Each country had different rules regarding transport and luggage. In Nepal cigarette lighters weren’t allowed. Everywhere Swiss army knives had to go in the suitcase or would be confiscated. On Lao trains you can’t carry a small knife in your baggage. Their railway department must have an extensive collection of such items from unsuspecting customers. In India they had sophisticated surveillance and a peremptory manner, as if tourists were the curse of their unfortunate lives.

Surprisingly, though, I got through without any problems. Some day I will gain confidence that this will always be so but I don’t have it yet. I can’t even see why airport buildings don’t fall down. What holds up the rooves? I won’t even mention tall buildings. But I kept getting through customs and airline counters with ease. Of course I wasn’t doing anything nefarious but that never used to count for much. Perhaps these days it does, in Asia at least.

The only awkward condition at Kempegowda was that I needed an ongoing ticket from Kathmandu. Fortunately I had one to Pokhara, provided by my good friend Bimal who ran a travel agency in Lakeside who had paid it for me, to be reimbursed on my return, as there was no way I could tranfer the money from India. This was not a ticket out of Nepal so it seemed strange that it was accepted but that must have been the regulation. They don’t want tourists getting stuck in Kathmandu, apparently. The airline people would know where Pokhara was and they looked at it and talked about it for a while before nodding their approval.

The airline check-in guy (please contact me if you have the correct name for these people) asked if I had a musical keyboard and I replied “No, it’s an eletric guitar” and he laughed. I was glad he could see the humour in it. Nothing is exactly what it seems around an airport. There are spies and people watching them, then there is an army of workers who can smell the money walking past. I am eternally disappointed in the taxi business around airports as I know that taxi drivers are important people who carry out a lot of duties that help the rest of us get around safely but these few cowboys at the airports don’t reflect well on the rest. I used to be a taxi driver, in case I didn’t mention it. In Sydney in the late eighties, for a year and a half, around the time the big pilots strike hit Australia and cost a lot of jobs, creating a surplus of drivers. Such was my professional and financial fortune in those days.

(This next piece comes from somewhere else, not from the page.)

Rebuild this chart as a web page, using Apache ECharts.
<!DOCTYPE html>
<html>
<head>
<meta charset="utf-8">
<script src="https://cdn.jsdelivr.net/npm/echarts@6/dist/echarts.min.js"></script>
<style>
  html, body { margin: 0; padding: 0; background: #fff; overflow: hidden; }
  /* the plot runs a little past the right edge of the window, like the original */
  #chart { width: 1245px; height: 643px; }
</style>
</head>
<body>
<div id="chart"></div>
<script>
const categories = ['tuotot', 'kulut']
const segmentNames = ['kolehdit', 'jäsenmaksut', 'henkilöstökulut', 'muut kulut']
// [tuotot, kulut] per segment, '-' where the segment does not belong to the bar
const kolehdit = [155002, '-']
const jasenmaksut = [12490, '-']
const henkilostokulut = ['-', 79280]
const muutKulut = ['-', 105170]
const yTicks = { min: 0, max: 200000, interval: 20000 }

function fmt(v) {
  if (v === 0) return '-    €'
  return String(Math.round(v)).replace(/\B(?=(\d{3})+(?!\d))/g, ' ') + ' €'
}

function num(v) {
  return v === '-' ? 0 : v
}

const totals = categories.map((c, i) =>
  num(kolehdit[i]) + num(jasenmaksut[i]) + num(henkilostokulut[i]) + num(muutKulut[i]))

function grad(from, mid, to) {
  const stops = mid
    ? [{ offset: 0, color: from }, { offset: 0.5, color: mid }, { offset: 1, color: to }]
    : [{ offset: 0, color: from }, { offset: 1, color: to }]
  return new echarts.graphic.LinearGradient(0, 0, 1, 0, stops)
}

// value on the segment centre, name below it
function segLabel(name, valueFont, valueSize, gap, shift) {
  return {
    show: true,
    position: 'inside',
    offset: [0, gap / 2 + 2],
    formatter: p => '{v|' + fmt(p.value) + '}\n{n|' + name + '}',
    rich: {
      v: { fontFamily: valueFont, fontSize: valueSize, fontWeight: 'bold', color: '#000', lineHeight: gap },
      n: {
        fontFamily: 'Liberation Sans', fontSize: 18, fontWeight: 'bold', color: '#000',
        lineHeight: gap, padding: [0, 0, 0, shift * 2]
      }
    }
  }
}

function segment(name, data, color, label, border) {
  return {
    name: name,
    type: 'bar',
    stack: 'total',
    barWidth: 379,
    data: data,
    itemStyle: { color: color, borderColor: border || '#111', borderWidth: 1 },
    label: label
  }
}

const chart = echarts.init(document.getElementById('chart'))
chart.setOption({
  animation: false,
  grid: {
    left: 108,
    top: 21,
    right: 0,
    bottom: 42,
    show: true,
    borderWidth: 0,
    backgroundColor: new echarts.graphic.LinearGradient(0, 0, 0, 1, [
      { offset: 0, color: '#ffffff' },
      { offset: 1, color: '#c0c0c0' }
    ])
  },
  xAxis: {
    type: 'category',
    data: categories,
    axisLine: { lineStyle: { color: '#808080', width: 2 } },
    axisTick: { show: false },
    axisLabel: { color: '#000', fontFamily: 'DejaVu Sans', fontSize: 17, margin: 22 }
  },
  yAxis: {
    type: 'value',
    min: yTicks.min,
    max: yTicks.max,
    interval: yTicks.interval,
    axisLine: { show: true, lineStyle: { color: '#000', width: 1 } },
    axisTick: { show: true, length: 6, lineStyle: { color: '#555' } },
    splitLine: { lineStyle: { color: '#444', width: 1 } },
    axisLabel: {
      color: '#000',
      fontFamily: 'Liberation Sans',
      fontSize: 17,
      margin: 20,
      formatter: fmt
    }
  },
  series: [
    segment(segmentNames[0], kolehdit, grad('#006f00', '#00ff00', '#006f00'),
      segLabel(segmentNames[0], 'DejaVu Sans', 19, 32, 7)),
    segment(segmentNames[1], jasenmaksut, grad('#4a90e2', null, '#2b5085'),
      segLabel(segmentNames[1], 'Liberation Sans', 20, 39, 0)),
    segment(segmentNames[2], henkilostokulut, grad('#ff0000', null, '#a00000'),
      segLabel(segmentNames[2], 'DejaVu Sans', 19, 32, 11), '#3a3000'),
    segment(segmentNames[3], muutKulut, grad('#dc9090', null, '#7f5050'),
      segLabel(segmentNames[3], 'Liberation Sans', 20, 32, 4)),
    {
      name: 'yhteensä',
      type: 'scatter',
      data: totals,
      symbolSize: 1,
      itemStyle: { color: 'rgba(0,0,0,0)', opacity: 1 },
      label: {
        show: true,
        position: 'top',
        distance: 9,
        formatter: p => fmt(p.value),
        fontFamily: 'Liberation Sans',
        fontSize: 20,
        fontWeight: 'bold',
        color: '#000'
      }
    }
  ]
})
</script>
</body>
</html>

The flight back to Kathmandu was smooth enough. The last bit was picturesque with cloudy peaks floating past. Three and a half hours to that tiny baggage carousel and the thronged carpark. Then I had to apply for my visa though a computer which I only accidentally found out about after standing in the wrong queue for twenty minutes. My hotel room in Thamel was interesting.

After a long, serpentine taxi ride through quiet city streets and tiny alleys in Thamel I arrived at my budget hotel. The cafe downstairs was kind enough to make me a coffee at the late hour when I finally arrived. The young men running the place seemed a bit out of it but one of them carried my suitcase upstairs. Maybe they were just tired, but they were helpful and friendly.

The room was on the third floor with a nice view of a public square with a little Hindu temple in the centre of it. I spent quite a while gazing out that window, wondering at the tall, narrow buildings crammed in together in a variety of styles and colours from different eras. The people on the street were poor and dourly dressed but they were friendly and good humoured. Cows ambled around on lanes almost too narrow for small cars. Shops continued wall to wall up to the centre, not far away, where the familiar police presence acompanied the Kashniri and Tibetan shops and a plethora of small cafes.

The next day I flew to Pokhara to be greeted by my housekeeper in the chilly concrete wilderness of the shiny new airport, surrounded, this time, by strikingly visible snow covered alps. It was fresh and clean, eerily quiet and calm.